◆ Exercise task:
Any pictures in the records below should be skipped; write out everything else exactly.

Source code of charts
=====

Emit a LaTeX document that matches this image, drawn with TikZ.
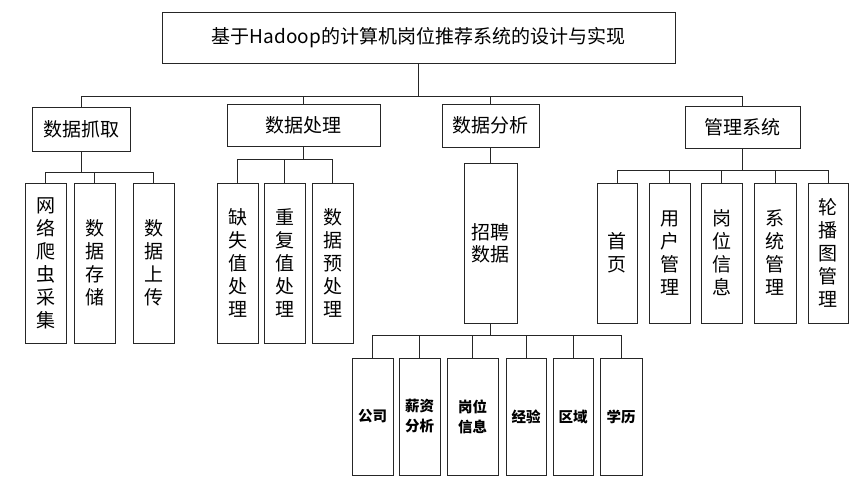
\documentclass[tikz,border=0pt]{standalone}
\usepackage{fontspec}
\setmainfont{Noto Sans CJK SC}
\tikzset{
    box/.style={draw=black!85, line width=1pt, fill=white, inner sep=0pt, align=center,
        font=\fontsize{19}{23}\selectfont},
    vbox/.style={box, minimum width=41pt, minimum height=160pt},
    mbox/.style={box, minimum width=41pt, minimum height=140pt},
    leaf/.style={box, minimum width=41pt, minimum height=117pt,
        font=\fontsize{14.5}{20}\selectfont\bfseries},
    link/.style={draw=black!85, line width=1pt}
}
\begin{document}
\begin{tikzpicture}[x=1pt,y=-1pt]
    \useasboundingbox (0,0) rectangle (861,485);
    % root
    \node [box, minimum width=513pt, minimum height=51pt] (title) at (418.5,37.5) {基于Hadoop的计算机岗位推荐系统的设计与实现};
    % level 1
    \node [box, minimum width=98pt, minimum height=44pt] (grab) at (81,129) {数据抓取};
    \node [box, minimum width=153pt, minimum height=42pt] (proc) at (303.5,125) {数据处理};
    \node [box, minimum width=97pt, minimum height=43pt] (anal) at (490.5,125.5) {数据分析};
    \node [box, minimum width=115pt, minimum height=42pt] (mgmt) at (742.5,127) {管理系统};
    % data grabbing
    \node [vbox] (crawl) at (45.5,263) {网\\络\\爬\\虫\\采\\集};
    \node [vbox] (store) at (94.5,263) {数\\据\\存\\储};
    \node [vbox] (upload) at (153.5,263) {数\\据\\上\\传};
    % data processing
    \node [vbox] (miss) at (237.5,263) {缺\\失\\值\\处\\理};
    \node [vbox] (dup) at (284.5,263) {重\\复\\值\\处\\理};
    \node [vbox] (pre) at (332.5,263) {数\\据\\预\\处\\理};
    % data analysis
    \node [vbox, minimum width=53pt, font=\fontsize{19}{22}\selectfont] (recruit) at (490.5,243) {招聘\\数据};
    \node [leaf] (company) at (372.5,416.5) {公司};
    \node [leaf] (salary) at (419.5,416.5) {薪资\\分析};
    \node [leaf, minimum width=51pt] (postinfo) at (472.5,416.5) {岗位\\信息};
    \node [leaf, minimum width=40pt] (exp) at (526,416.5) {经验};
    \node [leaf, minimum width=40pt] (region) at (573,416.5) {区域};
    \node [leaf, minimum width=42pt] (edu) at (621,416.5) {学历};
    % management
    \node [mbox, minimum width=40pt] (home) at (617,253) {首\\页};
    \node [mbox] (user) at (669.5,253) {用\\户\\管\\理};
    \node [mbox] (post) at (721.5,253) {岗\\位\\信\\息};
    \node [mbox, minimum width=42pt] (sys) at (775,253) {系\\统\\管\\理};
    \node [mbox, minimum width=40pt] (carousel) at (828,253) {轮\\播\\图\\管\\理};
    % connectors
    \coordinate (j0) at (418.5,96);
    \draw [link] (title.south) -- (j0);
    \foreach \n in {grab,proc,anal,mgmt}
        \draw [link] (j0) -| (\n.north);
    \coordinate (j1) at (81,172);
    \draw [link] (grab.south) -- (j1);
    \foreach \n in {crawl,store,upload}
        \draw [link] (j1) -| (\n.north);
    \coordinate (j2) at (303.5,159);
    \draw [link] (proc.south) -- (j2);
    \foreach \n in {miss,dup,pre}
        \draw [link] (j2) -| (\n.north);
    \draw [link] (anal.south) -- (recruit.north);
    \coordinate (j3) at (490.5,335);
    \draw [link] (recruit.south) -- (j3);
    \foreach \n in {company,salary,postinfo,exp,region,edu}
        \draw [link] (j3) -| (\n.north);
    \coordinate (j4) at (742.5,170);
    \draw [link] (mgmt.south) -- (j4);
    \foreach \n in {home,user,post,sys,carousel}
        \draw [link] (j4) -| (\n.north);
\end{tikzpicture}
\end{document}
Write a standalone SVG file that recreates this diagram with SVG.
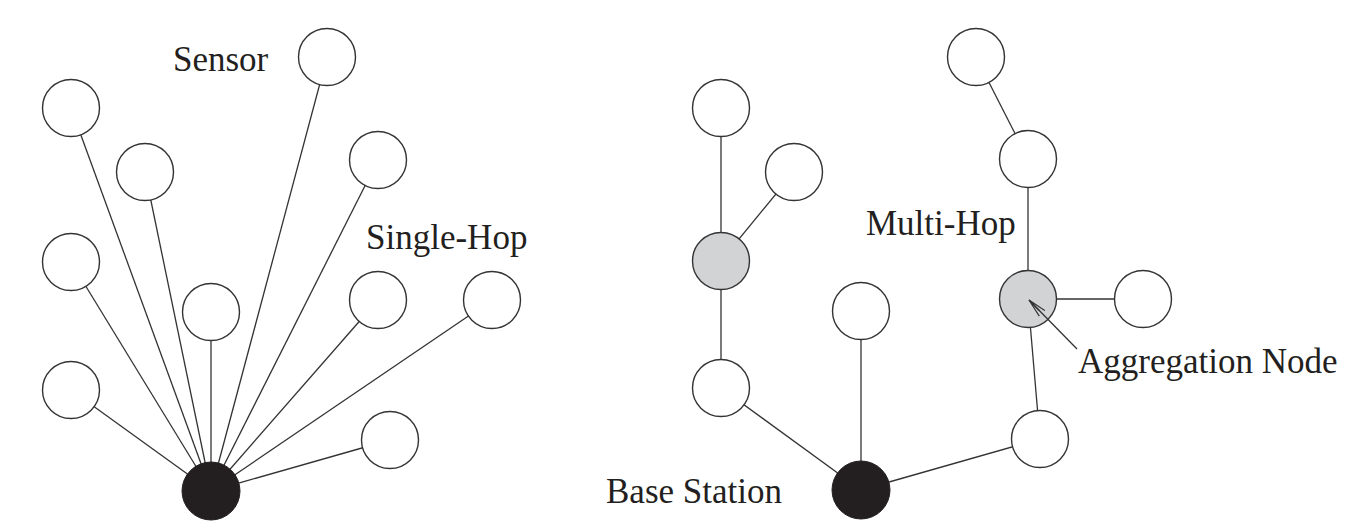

=====

◆ Final result:
Emit a LaTeX document that matches this image, drawn with TikZ.
\documentclass[tikz,border=0pt]{standalone}
\usepackage{fontspec}
\setmainfont{Noto Sans CJK SC}
\tikzset{
    box/.style={draw=black!85, line width=1pt, fill=white, inner sep=0pt, align=center,
        font=\fontsize{19}{23}\selectfont},
    vbox/.style={box, minimum width=41pt, minimum height=160pt},
    mbox/.style={box, minimum width=41pt, minimum height=140pt},
    leaf/.style={box, minimum width=41pt, minimum height=117pt,
        font=\fontsize{14.5}{20}\selectfont\bfseries},
    link/.style={draw=black!85, line width=1pt}
}
\begin{document}
\begin{tikzpicture}[x=1pt,y=-1pt]
    \useasboundingbox (0,0) rectangle (861,485);
    % root
    \node [box, minimum width=513pt, minimum height=51pt] (title) at (418.5,37.5) {基于Hadoop的计算机岗位推荐系统的设计与实现};
    % level 1
    \node [box, minimum width=98pt, minimum height=44pt] (grab) at (81,129) {数据抓取};
    \node [box, minimum width=153pt, minimum height=42pt] (proc) at (303.5,125) {数据处理};
    \node [box, minimum width=97pt, minimum height=43pt] (anal) at (490.5,125.5) {数据分析};
    \node [box, minimum width=115pt, minimum height=42pt] (mgmt) at (742.5,127) {管理系统};
    % data grabbing
    \node [vbox] (crawl) at (45.5,263) {网\\络\\爬\\虫\\采\\集};
    \node [vbox] (store) at (94.5,263) {数\\据\\存\\储};
    \node [vbox] (upload) at (153.5,263) {数\\据\\上\\传};
    % data processing
    \node [vbox] (miss) at (237.5,263) {缺\\失\\值\\处\\理};
    \node [vbox] (dup) at (284.5,263) {重\\复\\值\\处\\理};
    \node [vbox] (pre) at (332.5,263) {数\\据\\预\\处\\理};
    % data analysis
    \node [vbox, minimum width=53pt, font=\fontsize{19}{22}\selectfont] (recruit) at (490.5,243) {招聘\\数据};
    \node [leaf] (company) at (372.5,416.5) {公司};
    \node [leaf] (salary) at (419.5,416.5) {薪资\\分析};
    \node [leaf, minimum width=51pt] (postinfo) at (472.5,416.5) {岗位\\信息};
    \node [leaf, minimum width=40pt] (exp) at (526,416.5) {经验};
    \node [leaf, minimum width=40pt] (region) at (573,416.5) {区域};
    \node [leaf, minimum width=42pt] (edu) at (621,416.5) {学历};
    % management
    \node [mbox, minimum width=40pt] (home) at (617,253) {首\\页};
    \node [mbox] (user) at (669.5,253) {用\\户\\管\\理};
    \node [mbox] (post) at (721.5,253) {岗\\位\\信\\息};
    \node [mbox, minimum width=42pt] (sys) at (775,253) {系\\统\\管\\理};
    \node [mbox, minimum width=40pt] (carousel) at (828,253) {轮\\播\\图\\管\\理};
    % connectors
    \coordinate (j0) at (418.5,96);
    \draw [link] (title.south) -- (j0);
    \foreach \n in {grab,proc,anal,mgmt}
        \draw [link] (j0) -| (\n.north);
    \coordinate (j1) at (81,172);
    \draw [link] (grab.south) -- (j1);
    \foreach \n in {crawl,store,upload}
        \draw [link] (j1) -| (\n.north);
    \coordinate (j2) at (303.5,159);
    \draw [link] (proc.south) -- (j2);
    \foreach \n in {miss,dup,pre}
        \draw [link] (j2) -| (\n.north);
    \draw [link] (anal.south) -- (recruit.north);
    \coordinate (j3) at (490.5,335);
    \draw [link] (recruit.south) -- (j3);
    \foreach \n in {company,salary,postinfo,exp,region,edu}
        \draw [link] (j3) -| (\n.north);
    \coordinate (j4) at (742.5,170);
    \draw [link] (mgmt.south) -- (j4);
    \foreach \n in {home,user,post,sys,carousel}
        \draw [link] (j4) -| (\n.north);
\end{tikzpicture}
\end{document}
Write a standalone SVG file that recreates this diagram with SVG.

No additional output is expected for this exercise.